Van Cleve. By Mary S. Watts. (Macmillan and Co. 6s.)—The
beginning of Mrs. Watts's book fills an with despair : the slow length of family history and introductions unrolls itself, with no hurry and no evident sequence, until we grow impatient and long to say of each successive character: "Now the acts of So-and-so, and all that he did, could they not have been written elsewhere? " And it is a little hard to accustom ourselves to a book written partly in the first person, partly in scenes at which " I " could not have been present, and to such Americanisms as "gangling" and "goo- goo-eyed." But after fifty pages hope dawns, and our tolerance is justified. For here is a book written with singular care and observation ; it follows the lines, now in fashion, of the
"family" novel, by which we do not mean one essentially suited for family reading, but one which derives its main interest from the unadventurous joys and pains of domestic life.

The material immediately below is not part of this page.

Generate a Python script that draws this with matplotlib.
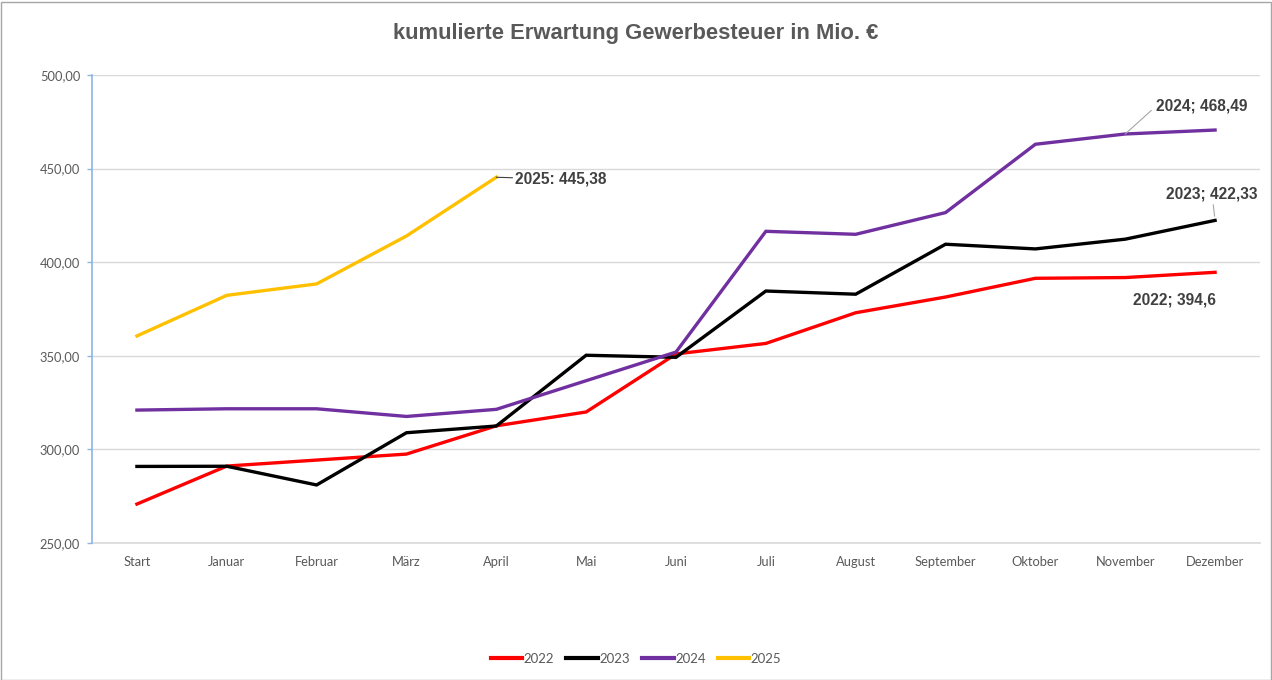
import matplotlib
matplotlib.use("Agg")
import matplotlib.pyplot as plt
from matplotlib.patches import Rectangle
from matplotlib.ticker import FuncFormatter, MultipleLocator

months = ["Start", "Januar", "Februar", "März", "April", "Mai", "Juni", "Juli",
          "August", "September", "Oktober", "November", "Dezember"]
v2022 = [270.8, 291.1, 294.3, 297.5, 312.6, 320.0, 351.0, 356.6, 373.0, 381.4, 391.4, 391.8, 394.6]
v2023 = [290.9, 291.0, 281.0, 308.9, 312.5, 350.3, 349.2, 384.6, 382.9, 409.6, 407.1, 412.3, 422.33]
v2024 = [321.0, 321.7, 321.7, 317.6, 321.4, 336.7, 352.0, 416.5, 414.9, 426.5, 463.0, 468.49, 470.6]
v2025 = [360.6, 382.3, 388.4, 414.0, 445.38]

series = [("2022", v2022, "#FF0000"), ("2023", v2023, "#000000"),
          ("2024", v2024, "#7030A0"), ("2025", v2025, "#FFC000")]

fig = plt.figure(figsize=(12.72, 6.8), dpi=100)
ax = fig.add_axes([92/1272, 1-543/680, (1260-92)/1272, (543-75)/680])

x = list(range(len(months)))
for name, vals, col in series:
    ax.plot(x[:len(vals)], vals, color=col, lw=2.4, label=name, solid_joinstyle="miter")

ax.set_xlim(-0.5, len(months) - 0.5)
ax.set_ylim(250, 500)
ax.yaxis.set_major_locator(MultipleLocator(50))
ax.yaxis.set_major_formatter(FuncFormatter(lambda v, p: f"{v:.2f}".replace(".", ",")))
ax.set_xticks(x)
ax.set_xticklabels(months)
ax.grid(axis="y", color="#D9D9D9", lw=1)
ax.axhline(250, color="#D9D9D9", lw=1.2, clip_on=False, zorder=0)
ax.set_axisbelow(True)
for s in ["top", "right", "bottom"]:
    ax.spines[s].set_visible(False)
ax.spines["left"].set_color("#8EB4E3")
ax.spines["left"].set_linewidth(1.2)
ax.tick_params(axis="y", colors="#8EB4E3", length=3.5, width=1, labelcolor="#595959",
               labelsize=9.3, pad=5)
ax.tick_params(axis="x", length=0, labelcolor="#595959", labelsize=9.3, pad=9)
for lab in ax.get_xticklabels() + ax.get_yticklabels():
    lab.set_fontfamily("Lato")

fig.text(0.5, 1 - 33/680, "kumulierte Erwartung Gewerbesteuer in Mio. €", ha="center",
         va="center", fontsize=15.8, fontweight="bold", color="#595959",
         family="Liberation Sans")

lblkw = dict(fontsize=11.2, fontweight="bold", color="#404040", family="Liberation Sans",
             textcoords="offset pixels")
ax.annotate("2025: 445,38", xy=(4, v2025[4]), xytext=(19, -2), ha="left", va="center",
            arrowprops=dict(arrowstyle="-", color="#404040", lw=0.8, shrinkA=0, shrinkB=0),
            **lblkw)
ax.annotate("2024; 468,49", xy=(11, v2024[11]), xytext=(31, 28), ha="left", va="center",
            arrowprops=dict(arrowstyle="-", color="#A6A6A6", lw=0.8, shrinkA=2, shrinkB=0,
                            relpos=(0, 0.5)),
            **lblkw)
ax.annotate("2023; 422,33", xy=(12, v2023[12]), xytext=(-3, 26), ha="center", va="center",
            arrowprops=dict(arrowstyle="-", color="#A6A6A6", lw=0.8, shrinkA=0, shrinkB=3),
            **lblkw)
ax.annotate("2022; 394,6", xy=(12, v2022[12]), xytext=(-41, -28), ha="center", va="center",
            **lblkw)

leg = fig.legend(loc="center", bbox_to_anchor=(0.5, 1 - 659/680), ncol=4, frameon=False,
                 handlelength=2.4, columnspacing=0.9, handletextpad=0.12,
                 prop={"family": "Lato", "size": 9.5})
for t in leg.get_texts():
    t.set_color("#595959")
for h in leg.get_lines():
    h.set_linewidth(3)

fig.add_artist(Rectangle((0.5/1272, 0.5/680), 1 - 2/1272, 1 - 2/680, transform=fig.transFigure,
                         fill=False, edgecolor="#A6A6A6", lw=1))

fig.savefig("out.png", dpi=100, facecolor="white")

Although Mrs. Watts breaks loose in the second part to follow the war in Cuba, we are conscious that the war and its accompanying melodrama rather interfere with, than assist, our interest in Van Cleve Kendrick and his inconvenient, restless family and his various friends, and make us wonder whether Mrs. Watts has found it difficult to shake off the atmosphere of the historical novel. At all events, she has written a most excellent story, which would seem to have in it as much of biography as of fiction, and is so full of human interest that we will forgive her the rashness of a novel of four hundred closely printed pages.